| CHALLENGE |
Copy each line in the data that includes the word "this".

| PROVIDED INFORMATION |
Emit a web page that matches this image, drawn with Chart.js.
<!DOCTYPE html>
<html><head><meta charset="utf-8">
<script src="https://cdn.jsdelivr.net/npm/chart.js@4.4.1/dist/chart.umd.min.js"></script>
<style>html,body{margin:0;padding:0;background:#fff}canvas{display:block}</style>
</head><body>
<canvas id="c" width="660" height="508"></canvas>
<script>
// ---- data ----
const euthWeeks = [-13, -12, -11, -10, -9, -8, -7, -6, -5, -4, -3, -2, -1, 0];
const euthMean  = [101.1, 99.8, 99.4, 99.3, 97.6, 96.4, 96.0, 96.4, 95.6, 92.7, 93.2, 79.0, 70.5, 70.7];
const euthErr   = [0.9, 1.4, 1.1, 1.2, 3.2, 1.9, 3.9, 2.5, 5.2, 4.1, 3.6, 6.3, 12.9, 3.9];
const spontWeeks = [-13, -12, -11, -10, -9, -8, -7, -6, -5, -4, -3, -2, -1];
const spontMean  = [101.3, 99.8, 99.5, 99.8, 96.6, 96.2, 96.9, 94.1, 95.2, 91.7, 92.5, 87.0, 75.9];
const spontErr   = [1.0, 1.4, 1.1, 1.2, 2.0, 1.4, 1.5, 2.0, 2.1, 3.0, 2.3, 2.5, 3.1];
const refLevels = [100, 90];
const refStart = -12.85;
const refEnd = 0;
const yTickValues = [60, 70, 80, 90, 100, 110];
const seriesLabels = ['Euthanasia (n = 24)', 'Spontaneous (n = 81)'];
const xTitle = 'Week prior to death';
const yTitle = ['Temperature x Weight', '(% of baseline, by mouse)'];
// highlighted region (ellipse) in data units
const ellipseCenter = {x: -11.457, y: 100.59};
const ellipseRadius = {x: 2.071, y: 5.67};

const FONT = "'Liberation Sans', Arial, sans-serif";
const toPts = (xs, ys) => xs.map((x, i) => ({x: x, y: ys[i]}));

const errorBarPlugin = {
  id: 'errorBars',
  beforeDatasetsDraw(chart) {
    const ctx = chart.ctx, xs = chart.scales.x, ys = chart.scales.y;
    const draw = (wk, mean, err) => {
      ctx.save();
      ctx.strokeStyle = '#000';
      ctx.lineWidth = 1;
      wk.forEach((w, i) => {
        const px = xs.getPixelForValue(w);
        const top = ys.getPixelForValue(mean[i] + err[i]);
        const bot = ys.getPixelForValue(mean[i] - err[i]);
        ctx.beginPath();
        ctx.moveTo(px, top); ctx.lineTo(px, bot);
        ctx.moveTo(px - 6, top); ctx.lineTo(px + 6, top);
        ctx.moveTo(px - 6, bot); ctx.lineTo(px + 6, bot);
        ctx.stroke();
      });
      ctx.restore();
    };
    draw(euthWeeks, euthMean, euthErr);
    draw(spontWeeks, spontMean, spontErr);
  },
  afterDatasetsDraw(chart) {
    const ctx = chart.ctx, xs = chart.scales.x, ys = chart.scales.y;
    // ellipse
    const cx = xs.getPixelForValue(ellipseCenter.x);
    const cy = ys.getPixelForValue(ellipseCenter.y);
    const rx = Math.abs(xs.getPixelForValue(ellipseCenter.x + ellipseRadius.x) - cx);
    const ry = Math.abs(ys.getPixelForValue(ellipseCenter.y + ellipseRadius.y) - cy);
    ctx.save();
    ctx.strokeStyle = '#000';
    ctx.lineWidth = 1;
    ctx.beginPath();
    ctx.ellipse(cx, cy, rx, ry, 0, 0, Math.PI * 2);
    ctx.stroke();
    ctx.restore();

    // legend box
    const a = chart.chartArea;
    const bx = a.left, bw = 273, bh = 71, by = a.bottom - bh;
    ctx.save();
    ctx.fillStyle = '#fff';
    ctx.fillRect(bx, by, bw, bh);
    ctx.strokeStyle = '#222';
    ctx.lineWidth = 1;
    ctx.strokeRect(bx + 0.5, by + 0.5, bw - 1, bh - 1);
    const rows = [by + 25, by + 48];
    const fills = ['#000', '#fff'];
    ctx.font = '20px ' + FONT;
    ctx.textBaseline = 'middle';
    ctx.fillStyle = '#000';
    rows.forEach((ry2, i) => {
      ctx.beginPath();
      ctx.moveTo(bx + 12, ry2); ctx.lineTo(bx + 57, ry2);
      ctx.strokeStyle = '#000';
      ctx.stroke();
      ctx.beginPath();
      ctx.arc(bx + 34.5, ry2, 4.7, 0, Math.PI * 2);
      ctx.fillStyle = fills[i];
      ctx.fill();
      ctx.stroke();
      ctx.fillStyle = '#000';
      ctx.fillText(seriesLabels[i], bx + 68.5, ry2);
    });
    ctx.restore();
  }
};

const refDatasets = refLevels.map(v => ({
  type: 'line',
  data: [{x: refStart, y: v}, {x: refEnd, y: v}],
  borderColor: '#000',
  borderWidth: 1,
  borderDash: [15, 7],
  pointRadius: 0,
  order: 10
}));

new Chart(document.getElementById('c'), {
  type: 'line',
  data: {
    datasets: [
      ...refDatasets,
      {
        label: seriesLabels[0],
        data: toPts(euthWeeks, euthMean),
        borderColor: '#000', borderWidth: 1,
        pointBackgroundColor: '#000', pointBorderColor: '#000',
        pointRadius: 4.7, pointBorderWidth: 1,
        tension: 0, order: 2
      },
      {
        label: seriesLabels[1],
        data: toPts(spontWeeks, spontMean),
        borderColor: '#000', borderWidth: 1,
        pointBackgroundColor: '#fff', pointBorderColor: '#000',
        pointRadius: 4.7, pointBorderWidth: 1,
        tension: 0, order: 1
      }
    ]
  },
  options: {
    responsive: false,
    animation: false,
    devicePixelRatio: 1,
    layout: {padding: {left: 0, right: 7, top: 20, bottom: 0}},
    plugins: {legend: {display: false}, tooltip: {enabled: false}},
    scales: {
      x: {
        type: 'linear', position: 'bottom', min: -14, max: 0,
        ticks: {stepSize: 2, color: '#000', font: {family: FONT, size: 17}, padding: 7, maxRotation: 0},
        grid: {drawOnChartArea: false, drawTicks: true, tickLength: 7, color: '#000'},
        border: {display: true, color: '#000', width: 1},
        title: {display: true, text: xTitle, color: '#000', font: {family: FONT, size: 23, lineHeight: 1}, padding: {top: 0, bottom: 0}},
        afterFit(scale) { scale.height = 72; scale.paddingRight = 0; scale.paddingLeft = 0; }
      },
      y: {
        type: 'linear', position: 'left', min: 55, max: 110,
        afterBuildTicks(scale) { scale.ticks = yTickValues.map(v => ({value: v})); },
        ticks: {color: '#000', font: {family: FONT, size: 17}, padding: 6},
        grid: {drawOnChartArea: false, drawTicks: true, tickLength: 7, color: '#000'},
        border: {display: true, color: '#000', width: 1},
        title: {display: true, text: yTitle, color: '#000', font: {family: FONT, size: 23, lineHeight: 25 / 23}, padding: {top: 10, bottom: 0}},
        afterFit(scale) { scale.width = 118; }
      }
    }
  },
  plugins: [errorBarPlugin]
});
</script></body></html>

==

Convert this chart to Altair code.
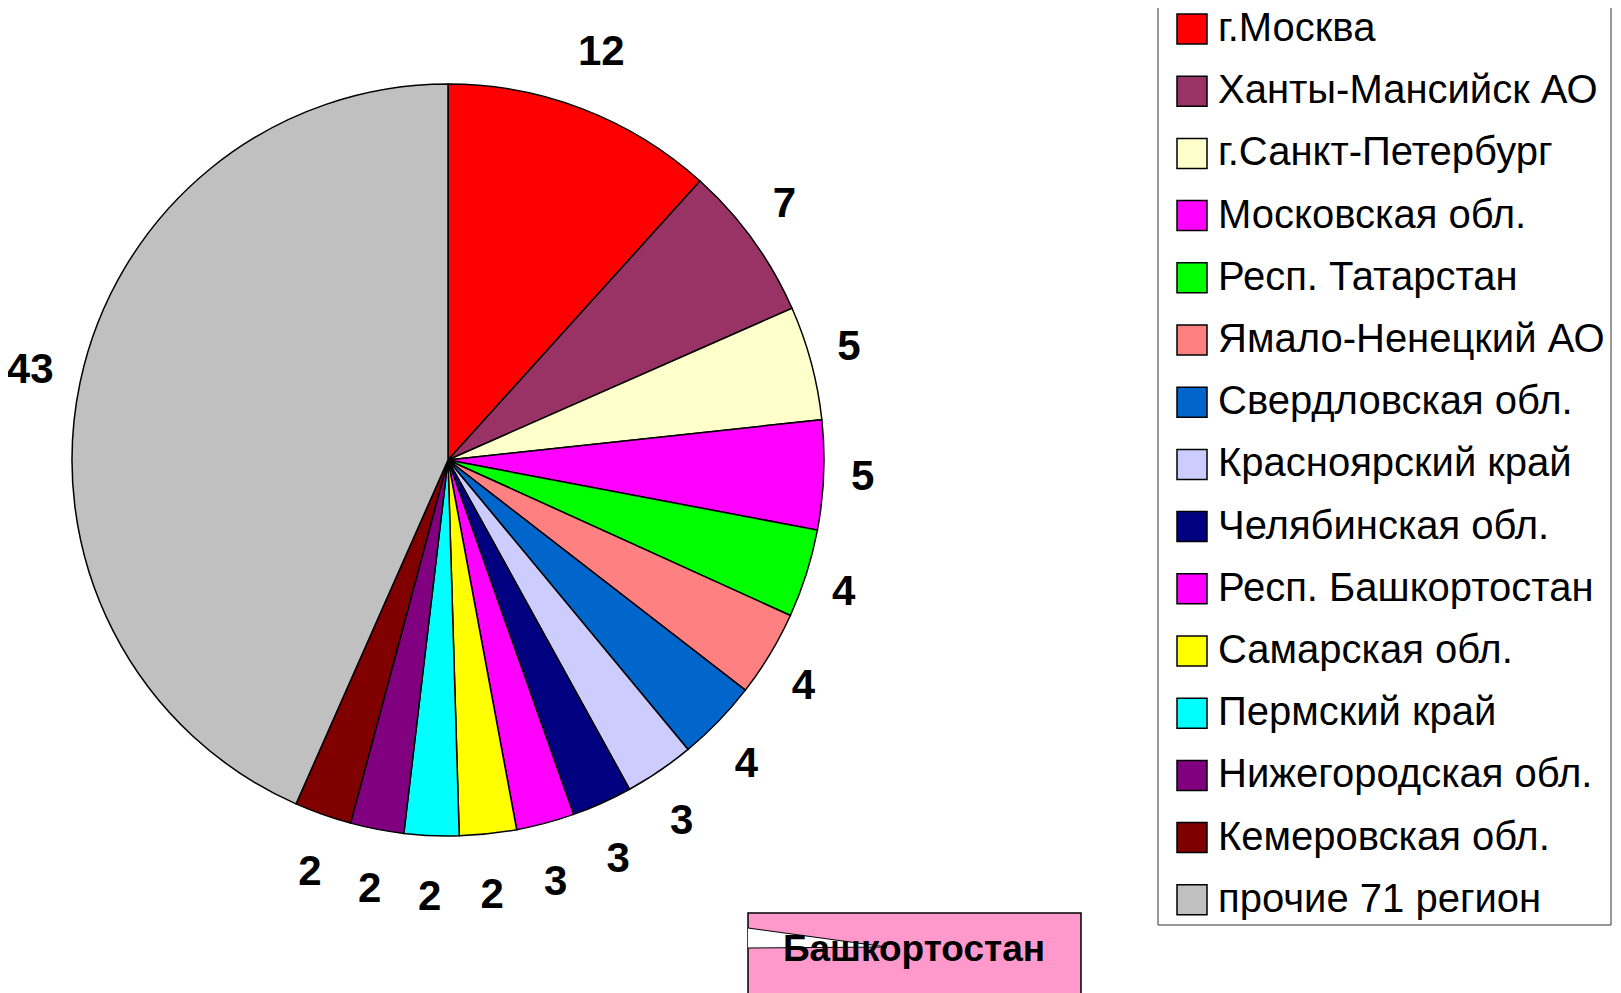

| CORRECT RESPONSE |
Emit a web page that matches this image, drawn with Chart.js.
Convert this chart to Altair code.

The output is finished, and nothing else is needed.